I still have those scenes in the busy streets of Trivandrum, illuminated all over with cheap string lights in every colour under the sun, etched in my memory. The October-November air always had a crisp and borderline chilly feel to it and just reminiscing about it brings back the same old butterflies I used to feel year after year, Diwali season after Diwali season, in my stomach. Who knew then that we were busy making memories; memories we will take to our graves. I will ever be thankful to our parents for just teaching us that it was and that it will always be about the little things. No fat paycheque or fancy designer wear can ever be a substitute for the untainted happiness we shared as the tightest group of four as we celebrated each day we had together; for utter sense of importance that prevailed in our young minds as we made reasoned decisions, as to what to spend on and what to keep for the “next time” depending on the number of currency notes dad had in his well-worn leather wallet.

Many years have passed since I moved out of my hometown.
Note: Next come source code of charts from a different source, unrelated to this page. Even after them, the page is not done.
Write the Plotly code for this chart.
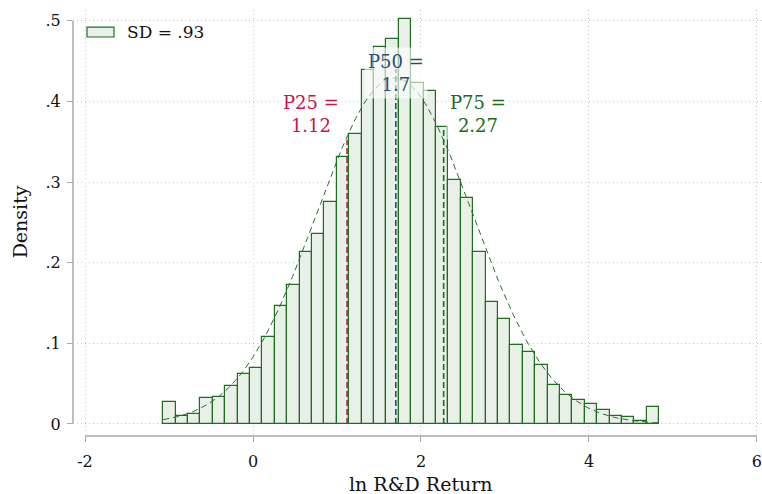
import numpy as np
import plotly.graph_objects as go

# ---- data ----
bin_start = -1.068
bin_width = 0.1476
densities = [0.0268, 0.0094, 0.0124, 0.0322, 0.0335, 0.0466, 0.0620, 0.0694, 0.1078, 0.1457,
             0.1718, 0.2131, 0.2358, 0.2751, 0.3316, 0.3601, 0.4387, 0.4680, 0.4770, 0.5020,
             0.4225, 0.4130, 0.3688, 0.3024, 0.2808, 0.2131, 0.1512, 0.1301, 0.0974, 0.0892,
             0.0726, 0.0487, 0.0355, 0.0301, 0.0252, 0.0177, 0.0103, 0.0082, 0.0032, 0.0206]
normal_mean = 1.686
normal_sd = 0.93
pct_labels = ["P25", "P50", "P75"]
pct_values = [1.12, 1.7, 2.27]
pct_line_tops = [0.352, 0.44, 0.369]
pct_colors = ["#c8164a", "#2b4d72", "#1b6b1b"]
pct_label_x = [0.69, 1.70, 2.68]
pct_label_y = [0.3845, 0.4353, 0.3845]
legend_label = "SD = .93"
x_ticks = [-2, 0, 2, 4, 6]
x_ticktext = ["-2", "0", "2", "4", "6"]
y_ticks = [0, 0.1, 0.2, 0.3, 0.4, 0.5]
y_ticktext = ["0", ".1", ".2", ".3", ".4", ".5"]
x_title = "ln R&D Return"
y_title = "Density"

FONT = "DejaVu Serif"
BAR_LINE = "#1f6e1f"
BAR_FILL = "#e8f0e8"
AXIS_COL = "#a8a8a8"
GRID_COL = "#c8c8c8"

centers = [bin_start + bin_width * (i + 0.5) for i in range(len(densities))]
x_end = bin_start + bin_width * len(densities)
xs = np.linspace(bin_start, x_end, 300)
ys = np.exp(-0.5 * ((xs - normal_mean) / normal_sd) ** 2) / (normal_sd * np.sqrt(2 * np.pi))

fig = go.Figure()
fig.add_trace(go.Bar(x=centers, y=densities, width=bin_width,
                     marker=dict(color=BAR_FILL, line=dict(color=BAR_LINE, width=1.2)),
                     showlegend=False))
fig.add_trace(go.Scatter(x=xs, y=ys, mode="lines",
                         line=dict(color="#2a6e2a", width=1, dash="6px,4px"),
                         showlegend=False, hoverinfo="skip"))
for v, top, c in zip(pct_values, pct_line_tops, pct_colors):
    fig.add_trace(go.Scatter(x=[v, v], y=[0, top], mode="lines",
                             line=dict(color=c, width=1.6, dash="6px,3px"),
                             showlegend=False, hoverinfo="skip"))

for lab, v, c, ax, ay in zip(pct_labels, pct_values, pct_colors, pct_label_x, pct_label_y):
    fig.add_annotation(x=ax, y=ay, xref="x", yref="y", showarrow=False,
                       text=f"{lab} =<br>{v:g}", font=dict(family=FONT, size=18, color=c),
                       bgcolor="rgba(255,255,255,0.6)", borderpad=3,
                       xanchor="center", yanchor="middle", align="center")

# legend (manual)
fig.add_shape(type="rect", xref="paper", yref="paper", x0=0.0203, x1=0.0595, y0=0.9366, y1=0.960,
              fillcolor=BAR_FILL, line=dict(color=BAR_LINE, width=1.2))
fig.add_annotation(x=0.0755, y=0.948, xref="paper", yref="paper", showarrow=False,
                   text=legend_label, xanchor="left", yanchor="middle",
                   font=dict(family=FONT, size=17, color="#111111"))

# axis titles
fig.add_annotation(x=(-2 + 6) / 2, y=-0.113, xref="x", yref="paper", showarrow=False,
                   text=x_title, xanchor="center", yanchor="middle",
                   font=dict(family=FONT, size=19, color="#111111"))
fig.add_annotation(x=-0.0769, y=0.25, xref="paper", yref="y", showarrow=False,
                   text=y_title, textangle=-90, xanchor="center", yanchor="middle",
                   font=dict(family=FONT, size=19, color="#111111"))

# axis lines (Stata style, spanning tick range only)
fig.add_shape(type="line", xref="x", yref="paper", x0=-2, x1=6, y0=0, y1=0,
              line=dict(color=AXIS_COL, width=1.5))
fig.add_shape(type="line", xref="paper", yref="y", x0=0, x1=0, y0=0, y1=0.5,
              line=dict(color=AXIS_COL, width=1.5))

fig.update_layout(
    width=762, height=494,
    margin=dict(l=73, r=0, t=10, b=58, autoexpand=False),
    plot_bgcolor="white", paper_bgcolor="white",
    bargap=0,
    font=dict(family=FONT, color="#111111"),
    xaxis=dict(range=[-2.143, 6.06], tickvals=x_ticks, ticktext=x_ticktext,
               ticks="outside", ticklen=5, ticklabelstandoff=6, ticklabeloverflow="allow",
               tickcolor=AXIS_COL, showline=False, zeroline=False, automargin=False,
               showgrid=True, gridcolor=GRID_COL, griddash="1px,3px", gridwidth=1,
               tickfont=dict(size=16, family=FONT)),
    yaxis=dict(range=[-0.0149, 0.5133], tickvals=y_ticks, ticktext=y_ticktext,
               ticks="outside", ticklen=5, tickcolor=AXIS_COL, showline=False, zeroline=False,
               automargin=False, ticklabelstandoff=3,
               showgrid=True, gridcolor=GRID_COL, griddash="1px,3px", gridwidth=1,
               tickfont=dict(size=16, family=FONT)),
)

fig.write_html("out.html", config={"displayModeBar": False},
               post_script="document.body.style.margin='0';document.body.style.overflow='hidden';")
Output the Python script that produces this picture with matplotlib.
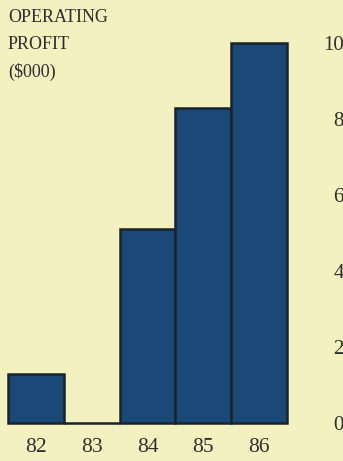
import matplotlib.pyplot as plt

# operating profit by year ($000)
years = ["82", "83", "84", "85", "86"]
profit = [1.3, 0.0, 5.1, 8.3, 10.0]
y_ticks = [0, 2, 4, 6, 8, 10]

bg = "#f4f1c0"
bar_color = "#1a4877"
edge_color = "#1a222c"
text_color = "#2e2e2e"

fig = plt.figure(figsize=(3.43, 4.61), dpi=100)
fig.patch.set_facecolor(bg)
ax = fig.add_axes([8 / 343, 38 / 461, 279 / 343, 399 / 461])
ax.set_facecolor(bg)

pos = list(range(len(years)))
ax.bar(pos, profit, width=1.0, color=bar_color, edgecolor=edge_color,
       linewidth=1.8, clip_on=False)

ax.set_xlim(-0.5, 4.5)
ax.set_ylim(0, 10.5)

for s in ax.spines.values():
    s.set_visible(False)

ax.set_xticks(pos)
ax.set_xticklabels(years, family="Liberation Serif", fontsize=15.5, color=text_color)
ax.tick_params(axis="x", length=0, pad=11)

ax.yaxis.tick_right()
ax.set_yticks(y_ticks)
ax.set_yticklabels([str(t) for t in y_ticks], family="Liberation Serif",
                   fontsize=15, color=text_color, ha="right")
ax.tick_params(axis="y", length=0, pad=41)

fig.text(8 / 343, 1 - 9 / 461, "OPERATING\nPROFIT\n($000)", ha="left", va="top",
         family="Liberation Serif", fontsize=13, color=text_color, linespacing=1.75)

plt.savefig("out.png", dpi=100, facecolor=bg)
I run my own home today and I have noticed (and you may have too) the fondest of memories are seldom about the gifts that were showered on me, or anything remotely worldly for that matter. My most favourite memory compartment is, to date, filled with lame jokes, laughs, fights and make ups, walking on dad’s feet, squeezing amma’s hand while we sat wobbling in the auto rickshaw, the great food we enjoyed at our old dining table laid with that white lace table cloth with frayed edges,  the 4pm movies on the television, foolhardy with the sister, the ice cream dates, the trips to the beach, the drives around the city, the tears, the victories, the failures. There is not a single moment that I spent with my little family, the four of us alone,  that I would have had any other way.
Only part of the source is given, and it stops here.